# 20 Newsgroup Subset Datasets

Subsets of the original 20 Newsgroups corpus, in term-document format only. We used the 20NG collection as a source for artificially constructed datasets because it contains a range of topics that overlap to varying degrees. From the collection we derived a large number of smaller datasets for which the correct value of *k* is known.

### Contents

We constructed 84 sets in total, 12 for each value of *k* in the range [2,8]. The datasets are divided as follows:

- s* - * - *: 42 datasets with clusters that are reasonably compact and well-separated.
- o* - * - *: 42 datasets with clusters that overlap considerablely.
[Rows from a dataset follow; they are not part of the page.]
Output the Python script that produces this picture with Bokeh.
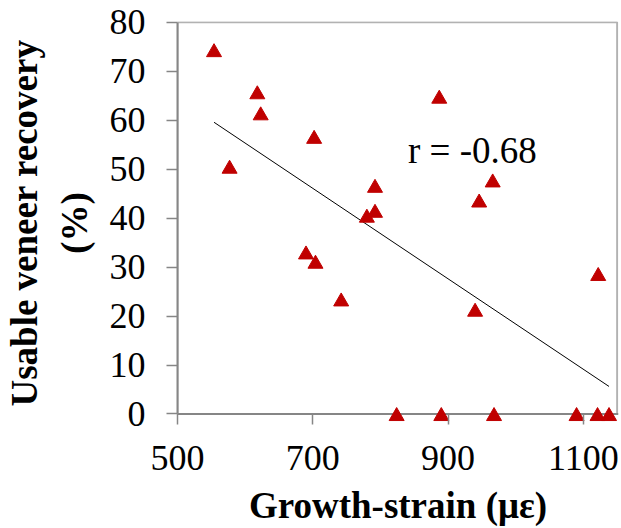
import numpy as np
from bokeh.plotting import figure
from bokeh.models import Range1d, Label, FixedTicker, ColumnDataSource, BoxAnnotation, Span
from bokeh.transform import dodge
from bokeh.embed import file_html
from bokeh.resources import INLINE

strain = [554, 618, 623, 702, 887, 577, 792, 966, 946, 792, 780,
          690, 704, 742, 940, 1122, 824, 890, 968, 1090, 1121, 1138]
recovery = [74.3, 65.7, 61.4, 56.6, 64.8, 50.5, 46.6, 47.7, 43.6, 41.5, 40.5,
            33.0, 31.1, 23.4, 21.3, 28.6, 0, 0, 0, 0, 0, 0]
x_ticks = [500, 700, 900, 1100]
y_ticks = [0, 10, 20, 30, 40, 50, 60, 70, 80]
x_min, x_max = 500, 1150
y_min, y_max = 0, 80
r_text = "r = -0.68"
x_title = "Growth-strain (με)"
y_title = "Usable veneer recovery\n(%)"

FONT = "Liberation Serif"
AXIS_GREY = "#868686"

p = figure(output_backend="svg", toolbar_location=None,
           x_range=Range1d(500, 1152), y_range=Range1d(-2.144, 80.143),
           frame_width=441, frame_height=403,
           min_border_left=177, min_border_top=21, min_border_right=2, min_border_bottom=104)

p.grid.visible = False
p.outline_line_color = None
p.background_fill_color = "white"
p.border_fill_color = "white"

for ax in (p.xaxis[0], p.yaxis[0]):
    ax.axis_line_color = AXIS_GREY
    ax.axis_line_width = 2
    ax.major_tick_line_color = AXIS_GREY
    ax.major_tick_line_width = 1.5
    ax.minor_tick_line_color = None
    ax.minor_tick_out = 0
    ax.minor_tick_in = 0
    ax.major_label_text_font = FONT
    ax.major_label_text_font_size = "36px"
    ax.major_label_text_color = "black"
    ax.axis_label_text_font = FONT
    ax.axis_label_text_font_style = "bold"
    ax.axis_label_text_font_size = "37px"
    ax.axis_label_text_color = "black"

# y axis
p.yaxis.ticker = FixedTicker(ticks=y_ticks)
p.yaxis.bounds = (y_min, y_max)
p.yaxis.major_tick_out = 11
p.yaxis.major_tick_in = 0
p.yaxis.major_label_standoff = 21
p.yaxis.axis_label = y_title
p.yaxis.axis_label_standoff = 12

# x axis sits at the frame bottom, its ticks reach up to y = 0
p.xaxis.ticker = FixedTicker(ticks=x_ticks)
p.xaxis.axis_line_color = None
p.xaxis.major_tick_out = 0
p.xaxis.major_tick_in = 11
p.xaxis.major_label_standoff = 21
p.xaxis.axis_label = x_title
p.xaxis.axis_label_standoff = 12

# plot-area border, drawn beneath the axes and marks
p.add_layout(BoxAnnotation(left=x_min, right=x_max, bottom=y_min, top=y_max,
                           fill_color=None, line_color="black", line_width=2,
                           level="underlay"))
# x axis line at y = 0
p.add_layout(Span(location=y_min, dimension="width", line_color=AXIS_GREY,
                  line_width=2, level="underlay"))

src = ColumnDataSource(dict(x=strain, y=recovery))

p.line([x_min, x_max], [y_min, y_min], line_color=AXIS_GREY, line_width=2)

slope, intercept = np.polyfit(strain, recovery, 1)
xs = [min(strain), max(strain)]
ys = [slope * v + intercept for v in xs]
p.line(xs, ys, line_color="black", line_width=1)

# bokeh centres triangles on their centroid; shift to centre the bounding box
p.scatter(x="x", y=dodge("y", -0.45, range=p.y_range), source=src,
          marker="triangle", size=15, fill_color="#C00000", line_color="#C00000")

p.add_layout(Label(x=936, y=53.8, text=r_text, text_align="center",
                   text_baseline="middle", text_font=FONT,
                   text_font_size="37px", text_color="black"))

open("out.html", "w").write(file_html(p, INLINE))
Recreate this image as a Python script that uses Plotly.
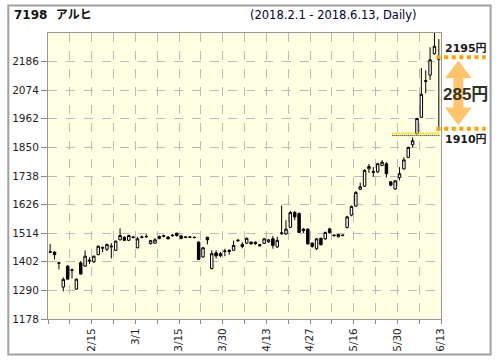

These datasets can be alternatively divided into sub-groups of datasets containing clusters of different proportions:

- *b - * - *: 28 datasets with balanced clusters containing 500 documents each.
- *s - * - *: 28 datasets with unbalanced clusters where one cluster contains 10% of the documents in the dataset.
- *l - * - *: 28 datasets with unbalanced clusters where one cluster contains 60% of the documents.

In all cases the documents were randomly drawn from each class.

### Downloads

- Download well-separated datasets

- Download overlapping datasets

- Full list of 20NG subset contents

### File Formats

The datasets have been pre-processed, with stop-word removal and stemming already applied. In addition, terms occurring in less than three documents have been eliminated. The files contained in the archives given above have the following formats:

- *.mtx: Original term frequencies stored in a sparse data matrix in Matrix Market format.
- *.terms: List of content-bearing terms in the corpus, with each line corresponding to a row of the sparse data matrix.
- *.docs: List of document identifiers, with each line corresponding to a column of the sparse data matrix.
- *.classes: Assignment of documents to natural classes, with each line corresponding to a document.
- *.urls: Links to original articles, where appropriate.